Hello, I’m Matthias Aydt, Global CEO of Faraday Future. I’m speaking to you again for the second time in just as many days. I want to ensure you are getting the latest information on what is happening at Faraday Future and hearing from me firsthand.

 

I shared some important updates on the company yesterday, including that we successfully met one of the two compliance deadlines we needed by filing our first quarter 10-Q.

 

I also gave updates on our financial situation, the China-U.S. Automotive Bridge Strategy, fundraising efforts and our successful Investor Community Day.

 

Today I want to share with you the results of our annual meeting of stockholders (or AGM as we call it).

 

We’ve been asking for our stockholders’ support for this AGM and to vote in favor of the six proposals that were on the table – which were critical to the future of the company.

 

I’m very happy to report that all proposals were approved this morning.

 

Now while there were obviously many things that needed to be voted on, including the reelection of our Directors and the ratification of our accounting firm, I want to share with you the meaning of some of the key results.
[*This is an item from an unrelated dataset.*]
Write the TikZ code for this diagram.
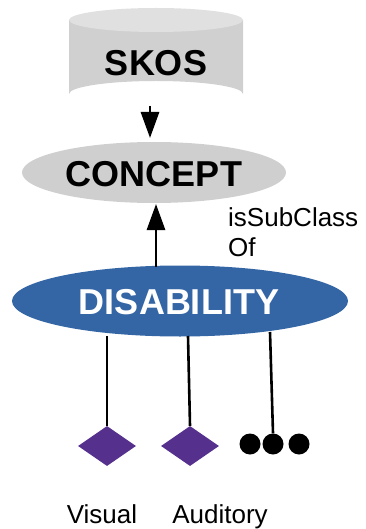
\documentclass[tikz,border=0pt]{standalone}
\usepackage{fontspec}
\setmainfont{Liberation Sans}
\usetikzlibrary{shapes.geometric,arrows.meta}
\definecolor{cylbody}{HTML}{D0D0D0}
\definecolor{cyltop}{HTML}{E0E0E0}
\definecolor{conceptgray}{HTML}{CFCFCF}
\definecolor{disblue}{HTML}{3465A4}
\definecolor{itempurple}{HTML}{55308D}
\tikzset{
  title/.style={font=\fontsize{36}{40}\selectfont\bfseries},
  label/.style={font=\fontsize{26}{30}\selectfont},
  oval/.style={ellipse, inner sep=0pt},
  item/.style={diamond, fill=itempurple, minimum width=58pt, minimum height=40pt, inner sep=0pt},
  dot/.style={circle, fill=black, minimum size=21pt, inner sep=0pt},
  link/.style={line width=2.6pt},
  subarrow/.style={line width=2.8pt, -{Triangle[length=26pt,width=18pt]}},
}
\begin{document}
\begin{tikzpicture}[x=1pt,y=-1pt]
\useasboundingbox (0,0) rectangle (365,529);
% database cylinder
\fill[cylbody] (69,20) -- (69,94) arc[start angle=180,end angle=360,x radius=87,y radius=13] -- (243,20) -- cycle;
\fill[cyltop] (156,20) ellipse[x radius=87,y radius=12];
\node[title] (skos) at (156,63) {SKOS};
\coordinate (skosb) at (150,106);
% concept and disability ovals
\node[oval, fill=conceptgray, minimum width=264pt, minimum height=61pt] (concept) at (154,172.5) {};
\node[title] at (154,174) {CONCEPT};
\node[oval, fill=disblue, minimum width=336pt, minimum height=71pt] (dis) at (180,301) {};
\node[title, text=white] at (179,302) {DISABILITY};
% subclass arrows
\coordinate (conT) at (150,138);
\coordinate (conB) at (156,204);
\coordinate (disT) at (156,267);
\draw[subarrow] (skosb) -- (conT);
\draw[subarrow] (disT) -- (conB);
\node[label, anchor=north west, align=left, inner sep=0pt] (rel) at (228,207) {isSubClass\\Of};
% instances
\node[item] (visual) at (107,446) {};
\node[item] (auditory) at (190,446) {};
\node[dot] (d1) at (250,444) {};
\node[dot] (d2) at (273,444) {};
\node[dot] (d3) at (299,444) {};
\draw[link] (107,336) -- (visual.north);
\draw[link] (188,336) -- (auditory.north);
\draw[link] (270,332) -- (d2.north);
\node[label, anchor=base] (lv) at (102,523) {Visual};
\node[label, anchor=base] (la) at (220,523) {Auditory};
\end{tikzpicture}
\end{document}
Basically what does this actually mean to the company and our stockholders.

 

In a nutshell, it means that with your vote and support FF can continue on a path for additional future strategic equity investments that could support a ramp up in production and delivery of our performance and technologically capable FF 91 2.0 EV. This is a terrific product and it deserves to continue being produced and sold in the marketplace.

 

But it also means that the approval of the reverse stock split proposal will help the Company meet the minimum bid price requirement necessary to maintain listing status on the Nasdaq Capital Market. We believe that it’s important to help in our future fundraising efforts.

 

And lastly, we believe that the approved proposals could help support the development of a beneficial China-US automotive industry bridge strategy and could help accelerate our entry into the UAE, both of which we have mentioned in the past.

 

Everyone here at FF wants to express our sincere gratitude for your ongoing support and to thank you for your confidence and your vote at this recent Annual Meeting of Stockholders.

 

I look forward to sharing more updates and successes in the near future.